Finishing with a flourish, Chell ended tirade against AOC with "Lack of accountability = consequences✅" and "Hate from anyone, anywhere has no place in our city and country.✅" Both rather rich sentiments for a cop who got away with shooting a Black man to death in 2008.
Links = informed.✅
- The Columbia University Senate might be chickening out of censuring the university's president.
- Students at FIT have also started their own Gaza solidarity encampment, joining campuses across the nation and beyond.
- The tyranny of reservation culture continues to reign over New York City: A Gothamist writer tried unsuccessfully for a month to get a reservation at Tatiana, the New York Times restaurant critic Pete Wells's number one spot.
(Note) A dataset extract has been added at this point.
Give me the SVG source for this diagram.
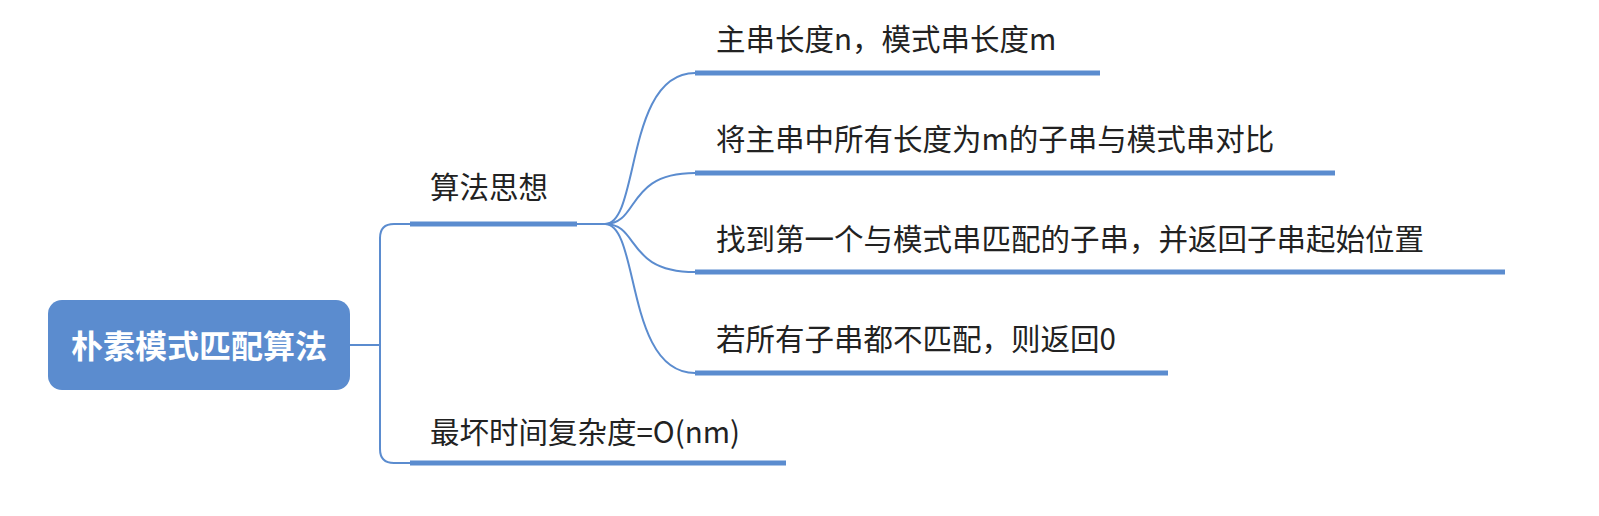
<svg xmlns="http://www.w3.org/2000/svg" width="1599" height="516" viewBox="0 0 1599 516">
<style>
.t{font-family:"Noto Sans CJK SC","Liberation Sans",sans-serif;font-size:29.5px;fill:#222}
.u{stroke:#5b8ccf;stroke-width:5;fill:none}
.c{stroke:#5b8ccf;stroke-width:2;fill:none}
</style>
<rect width="1599" height="516" fill="#fff"/>
<g id="connectors">
<path class="c" d="M350,345 H380 M380,345 V238 Q380,224 394,224 H410 M380,345 V449 Q380,463 394,463 H410"/>
<path class="c" d="M577,224 H605"/>
<path class="c" d="M605,224 C640,224 625,73 695,73"/>
<path class="c" d="M605,224 C640,224 625,173 695,173"/>
<path class="c" d="M605,224 C640,224 625,272 695,272"/>
<path class="c" d="M605,224 C640,224 625,373 695,373"/>
</g>
<g id="root">
<rect x="48" y="300" width="302" height="90" rx="14" fill="#5b8ccf"/>
<text x="199" y="358" text-anchor="middle" font-family="Noto Sans CJK SC,sans-serif" font-size="32" font-weight="bold" fill="#fff">朴素模式匹配算法</text>
</g>
<g id="n1"><path class="u" d="M410,224 H577"/><text class="t" x="430" y="198">算法思想</text></g>
<g id="n2"><path class="u" d="M410,463 H786"/><text class="t" x="430" y="443">最坏时间复杂度=O(nm)</text></g>
<g id="n3"><path class="u" d="M695,73 H1100"/><text class="t" x="716" y="50">主串长度n，模式串长度m</text></g>
<g id="n4"><path class="u" d="M695,173 H1335"/><text class="t" x="716" y="150">将主串中所有长度为m的子串与模式串对比</text></g>
<g id="n5"><path class="u" d="M695,272 H1505"/><text class="t" x="716" y="250">找到第一个与模式串匹配的子串，并返回子串起始位置</text></g>
<g id="n6"><path class="u" d="M695,373 H1168"/><text class="t" x="716" y="350">若所有子串都不匹配，则返回0</text></g>
</svg>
- Coming March of next year: more audio ads and celebrity voices on the subway. They should try out ads you can smell to round out the multi-sensory marketing bukkake we have to wade through on our commutes.
- Via the City: "Any adult migrant without children seeking shelter will soon be warned they will only get one 30-day stay, which can be extended under 'extenuating circumstances.' Extension requests will be evaluated on a case-by-case basis, officials have said, and if one isn’t granted, adult migrants could be booted from City shelters permanently, with the first evictions slated for the second half of May."
- New York state seems to have mistakenly issued a license to an illicit weed shop called Budega in Queens.
- Not again, Rudy Giuliani!
- The former publisher of the National Enquirer testified that he would gather and hush up damaging gossip about Donald Trump.
- Black families face harsher penalties from the state's Office of Children & Family Services, according to a civil rights watchdog.
- A new bill wants to put cameras on Sanitation street-sweepers to nab illegal parkers.
- John Hinckley, the would-be assassin of Ronald Reagan, canceled his New York City folk music performance because fans were telling him it's a "cesspool" of crime over here.
- Mayor Eric Adams reportedly offered the head of the CCRB Arva Rice the opportunity to stay at the agency with a demotion. Insulting!
- Former (and perhaps still hopeful) mayoral candidate Scott Stringer is moving ahead with a defamation lawsuit against the woman who accused him of sexual abuse.